I thought about all of this in Greece as I watched my children snooze in the car on the way back from the beach. While they slept, my husband drove twisty mountain passes and I balanced my phone on my knee so I could simultaneously watch the directions and look outside to avoid getting carsick.

How sweetly slumberous they looked, tanned but not sunburned and freshly changed out of their wet swimsuits. They trusted that we would get them to their destination safely, trusted that when they awoke, they would be fed and when they were bored, plied with video games and coloring books.

Their memories of our vacation would be smoother than ours, the wrinkles ironed out by time and a child’s mind.

Which, I decided ultimately, was fine.

For though in some ways, the trip was for them, in other, more important ways, it was not.
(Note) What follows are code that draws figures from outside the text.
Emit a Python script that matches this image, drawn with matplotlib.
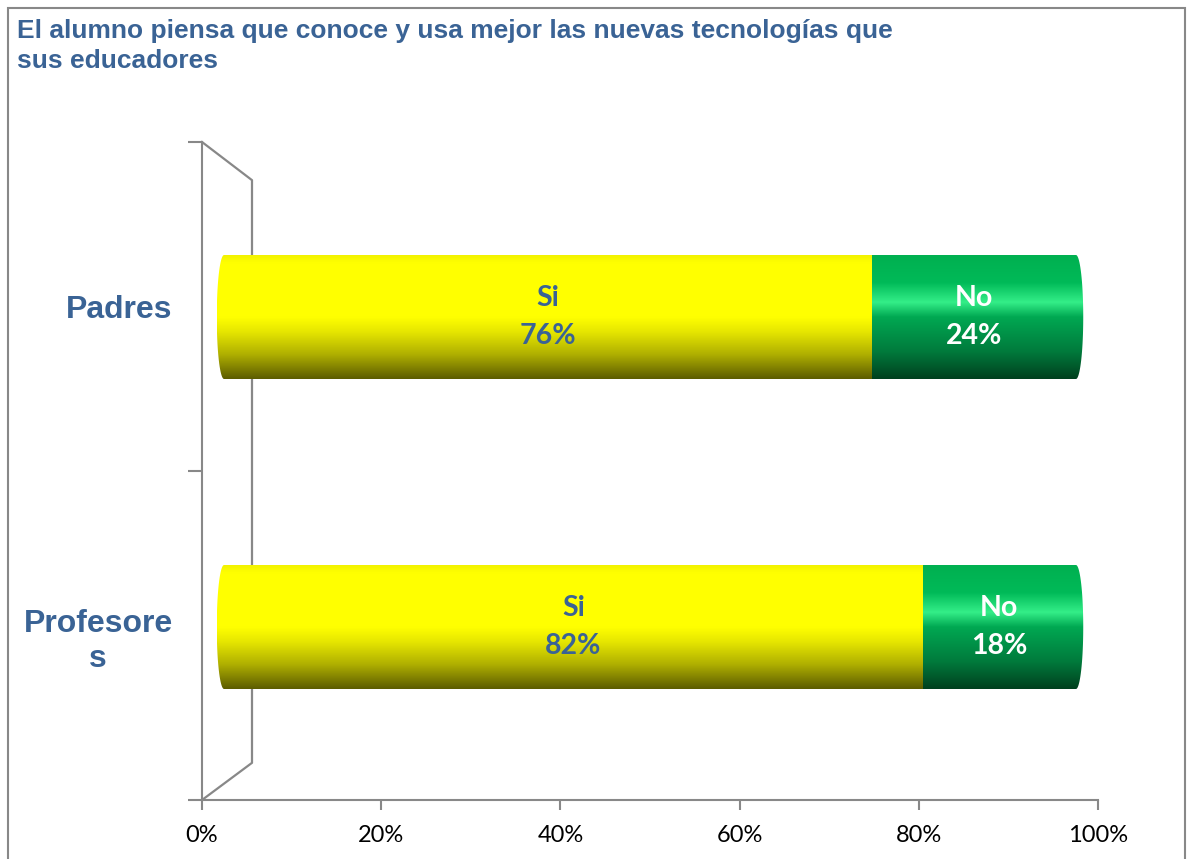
import numpy as np
import matplotlib
matplotlib.use("Agg")
import matplotlib.pyplot as plt
from matplotlib.path import Path
from matplotlib.patches import PathPatch, Rectangle

categories = ["Padres", "Profesore\ns"]
series_names = ["Si", "No"]
si_values = [76, 82]
no_values = [24, 18]
tick_labels = ["0%", "20%", "40%", "60%", "80%", "100%"]

title = "El alumno piensa que conoce y usa mejor las nuevas tecnologías que\nsus educadores"

blue = "#3A6395"
gray = "#888888"

# gradientes verticales (arriba -> abajo) para simular cilindros
yellow_stops = [(0.0, "#F2F200"), (0.06, "#FFFF00"), (0.5, "#FFFF00"),
                (0.62, "#E6E600"), (0.8, "#B0B000"), (1.0, "#5C5C00")]
green_stops = [(0.0, "#00B050"), (0.22, "#00BA58"), (0.38, "#34EE88"),
               (0.5, "#00A852"), (0.78, "#007A3C"), (1.0, "#00401E")]


def gradient(stops, n=256):
    pos = [s[0] for s in stops]
    cols = np.array([matplotlib.colors.to_rgb(s[1]) for s in stops])
    t = np.linspace(0, 1, n)
    rgb = np.stack([np.interp(t, pos, cols[:, k]) for k in range(3)], axis=1)
    return rgb[:, None, :]


def cylinder_path(x0, x1, yc, h, rx):
    th_l = np.linspace(np.pi / 2, 3 * np.pi / 2, 40)
    th_r = np.linspace(-np.pi / 2, np.pi / 2, 40)
    xs = np.concatenate([x0 + rx * np.cos(th_l), x1 + rx * np.cos(th_r)])
    ys = np.concatenate([yc + h / 2 * np.sin(th_l), yc + h / 2 * np.sin(th_r)])
    verts = np.column_stack([xs, ys])
    verts = np.vstack([verts, verts[:1]])
    codes = [Path.MOVETO] + [Path.LINETO] * (len(verts) - 2) + [Path.CLOSEPOLY]
    return Path(verts, codes)


W, H = 1189, 859
fig = plt.figure(figsize=(W / 100, H / 100), dpi=100)

# marco del grafico
fig.patches.append(Rectangle((8 / W, -0.01), (1185 - 8) / W, 1.01 - 8 / H,
                             transform=fig.transFigure, fill=False,
                             edgecolor=gray, linewidth=1.5))

fig.text(17 / W, 1 - 19 / H, title, ha="left", va="top", fontsize=19,
         fontweight="bold", color=blue, family="Liberation Sans",
         linespacing=1.3)

# ejes frontales (escala y pared)
ax = fig.add_axes([202 / W, 59 / H, 896 / W, 658 / H])
ax.set_xlim(0, 100)
ax.set_ylim(0, 2)
for s in ["top", "right"]:
    ax.spines[s].set_visible(False)
for s in ["left", "bottom"]:
    ax.spines[s].set_color(gray)
    ax.spines[s].set_linewidth(1.5)
ax.set_xticks(np.arange(0, 101, 20))
ax.set_xticklabels(tick_labels, family="Lato", fontsize=17, color="black")
ax.set_yticks([0, 1, 2])
ax.set_yticklabels([])
ax.set_yticks([1.5, 0.5], minor=True)
ax.set_yticklabels(categories, minor=True, family="Liberation Sans",
                   fontsize=23, fontweight="bold", color=blue,
                   multialignment="center")
ax.tick_params(axis="x", length=7, width=1.5, color=gray, pad=11)
ax.tick_params(axis="y", which="major", length=10, width=1.5, color=gray)
ax.tick_params(axis="y", which="minor", length=0, pad=21)
ax.patch.set_visible(False)

# pared lateral en perspectiva
depth_x, depth_top, depth_bot = 5.58, 1.884, 0.113
ax.plot([0, depth_x, depth_x, 0], [2, depth_top, depth_bot, 0],
        color=gray, linewidth=1.6, clip_on=False)

# plano de las barras (0% -> x=224 px, 100% -> x=1076 px)
px_unit = 8.52
pad_u = 3
axb = fig.add_axes([(224 - pad_u * px_unit) / W, 77 / H,
                    (100 + 2 * pad_u) * px_unit / W, 620 / H])
axb.axis("off")

ypos = np.arange(len(categories))[::-1]
bar_h = 0.4
rx = 0.85
for i, y in enumerate(ypos):
    vals = [si_values[i], no_values[i]]
    total = sum(vals)
    clip = PathPatch(cylinder_path(0, total, y, bar_h, rx),
                     transform=axb.transData, facecolor="none",
                     edgecolor="none")
    axb.add_patch(clip)
    left = 0
    for j, (v, stops) in enumerate(zip(vals, [yellow_stops, green_stops])):
        x0 = left - (rx if j == 0 else 0)
        x1 = left + v + (rx if j == len(vals) - 1 else 0)
        im = axb.imshow(gradient(stops), extent=(x0, x1, y - bar_h / 2, y + bar_h / 2),
                        origin="upper", aspect="auto", interpolation="bilinear")
        im.set_clip_path(clip)
        tcol = blue if j == 0 else "white"
        axb.text(left + v / 2, y, f"{series_names[j]}\n{v}%", ha="center",
                 va="center", fontsize=20.5, fontweight="bold", color=tcol,
                 family="Lato", linespacing=1.55)
        left += v
axb.set_xlim(-pad_u, 100 + pad_u)
axb.set_ylim(-0.5, 1.5)

fig.savefig("out.png", dpi=100)
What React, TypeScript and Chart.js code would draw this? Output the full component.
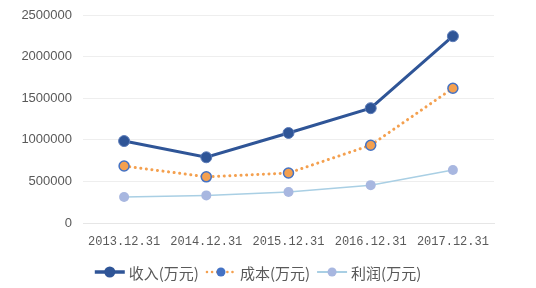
import React, { useEffect, useRef } from "react";
import { Chart, registerables } from "chart.js";

Chart.register(...registerables);

const categories = ["2013.12.31", "2014.12.31", "2015.12.31", "2016.12.31", "2017.12.31"];
const revenue = [985000, 790000, 1082000, 1380000, 2245000];
const cost = [685000, 555000, 601000, 935000, 1620000];
const profit = [312000, 332000, 372000, 455000, 637000];
const seriesNames = ["收入(万元)", "成本(万元)", "利润(万元)"];
const yTicks = [0, 500000, 1000000, 1500000, 2000000, 2500000];

const REV = "#2F5597";
const COST = "#F4A04F";
const COST_BORDER = "#4472C4";
const PROFIT_LINE = "#A9CFE4";
const PROFIT_PT = "#A8B7E0";

const legendPlugin = {
  id: "customLegend",
  afterDraw(chart: any) {
    const ctx = chart.ctx;
    const font = "15px 'Noto Sans CJK SC', sans-serif";
    ctx.save();
    ctx.font = font;
    const items = [
      { name: seriesNames[0], kind: 0 },
      { name: seriesNames[1], kind: 1 },
      { name: seriesNames[2], kind: 2 },
    ];
    const lineW = 30, gap1 = 4, gap2 = 7;
    const widths = items.map((it) => ctx.measureText(it.name).width);
    const total = widths.reduce((a, b) => a + b, 0) + items.length * (lineW + gap1) + (items.length - 1) * gap2;
    let x = 258 - total / 2;
    const y = 272;
    items.forEach((it, i) => {
      const cx = x + lineW / 2;
      ctx.save();
      if (it.kind === 0) {
        ctx.strokeStyle = REV; ctx.lineWidth = 3.5;
        ctx.beginPath(); ctx.moveTo(x, y); ctx.lineTo(x + lineW, y); ctx.stroke();
        ctx.fillStyle = REV; ctx.beginPath(); ctx.arc(cx, y, 5.5, 0, Math.PI * 2); ctx.fill();
      } else if (it.kind === 1) {
        ctx.strokeStyle = COST; ctx.lineWidth = 2.5; ctx.lineCap = "round";
        ctx.setLineDash([0.1, 5]);
        ctx.beginPath(); ctx.moveTo(x + 1, y); ctx.lineTo(x + lineW, y); ctx.stroke();
        ctx.setLineDash([]);
        ctx.fillStyle = COST_BORDER; ctx.beginPath(); ctx.arc(cx, y, 4.5, 0, Math.PI * 2); ctx.fill();
      } else {
        ctx.strokeStyle = PROFIT_LINE; ctx.lineWidth = 2;
        ctx.beginPath(); ctx.moveTo(x, y); ctx.lineTo(x + lineW, y); ctx.stroke();
        ctx.fillStyle = PROFIT_PT; ctx.beginPath(); ctx.arc(cx, y, 4.5, 0, Math.PI * 2); ctx.fill();
      }
      ctx.restore();
      ctx.fillStyle = "#595959";
      ctx.textBaseline = "middle";
      ctx.textAlign = "left";
      ctx.fillText(it.name, x + lineW + gap1, y + 1);
      x += lineW + gap1 + widths[i] + gap2;
    });
    ctx.restore();
  },
};

export default function App() {
  const ref = useRef<HTMLCanvasElement>(null);
  useEffect(() => {
    if (!ref.current) return;
    const chart = new Chart(ref.current, {
      type: "line",
      data: {
        labels: categories,
        datasets: [
          {
            label: seriesNames[0],
            data: revenue,
            borderColor: REV,
            backgroundColor: REV,
            borderWidth: 3,
            pointRadius: 5.5,
            pointBackgroundColor: REV,
            pointBorderColor: "#5B7BB8",
            pointBorderWidth: 1,
            tension: 0,
          },
          {
            label: seriesNames[1],
            data: cost,
            borderColor: COST,
            borderWidth: 3,
            borderDash: [0.1, 5.5],
            borderCapStyle: "round",
            pointRadius: 5,
            pointBackgroundColor: COST,
            pointBorderColor: COST_BORDER,
            pointBorderWidth: 1.5,
            tension: 0,
          },
          {
            label: seriesNames[2],
            data: profit,
            borderColor: PROFIT_LINE,
            borderWidth: 1.5,
            pointRadius: 5,
            pointBackgroundColor: PROFIT_PT,
            pointBorderColor: PROFIT_PT,
            pointBorderWidth: 0,
            tension: 0,
          },
        ],
      },
      options: {
        animation: false,
        responsive: false,
        maintainAspectRatio: false,
        layout: { padding: { left: 0, right: 42, top: 15, bottom: 35 } },
        plugins: { legend: { display: false }, tooltip: { enabled: false } },
        scales: {
          x: {
            offset: true,
            grid: { display: false, drawTicks: false },
            border: { display: true, color: "#E6E6E6", width: 1 },
            ticks: {
              color: "#595959",
              font: { family: "'Liberation Mono', monospace", size: 12 },
              padding: 12,
              maxRotation: 0,
              autoSkip: false,
            },
            afterFit: (s: any) => { s.height = 30; s.paddingLeft = 0; s.paddingRight = 0; },
          },
          y: {
            min: 0,
            max: 2500000,
            afterBuildTicks: (s: any) => { s.ticks = yTicks.map((v) => ({ value: v })); },
            grid: { color: "#EEEEEE", drawTicks: false, lineWidth: 1 },
            border: { display: false },
            ticks: {
              color: "#595959",
              font: { family: "'Liberation Sans', sans-serif", size: 13 },
              padding: 11,
              callback: (v: any) => String(v),
            },
            afterFit: (s: any) => { s.width = 83; s.paddingTop = 0; s.paddingBottom = 0; },
          },
        },
      },
      plugins: [legendPlugin],
    });
    return () => chart.destroy();
  }, []);
  return (
    <div style={{ position: "absolute", left: 0, top: 0, width: 536, height: 288, background: "#fff" }}>
      <canvas ref={ref} width={536} height={288} style={{ width: 536, height: 288 }} />
    </div>
  );
}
It was so that my husband and I might eventually shake our heads in amazement at how we survived and laugh at what wasn’t funny, at the time.

Our children’s memories of the weeks would be hazy, incomplete and, yes, perfect, but ours would be shockingly clear.

And though those experiences would not be what he and I would have ordered up while planning the trip, they would be, to our minds, just as wonderful — if not more so — than whatever idealized vacation we could have dreamed up.

And, therefore, it would be worth it. Worth the money, worth the misery, worth the time.

The trip would be, in its own fashion and judged by all the metrics that matter, perfect.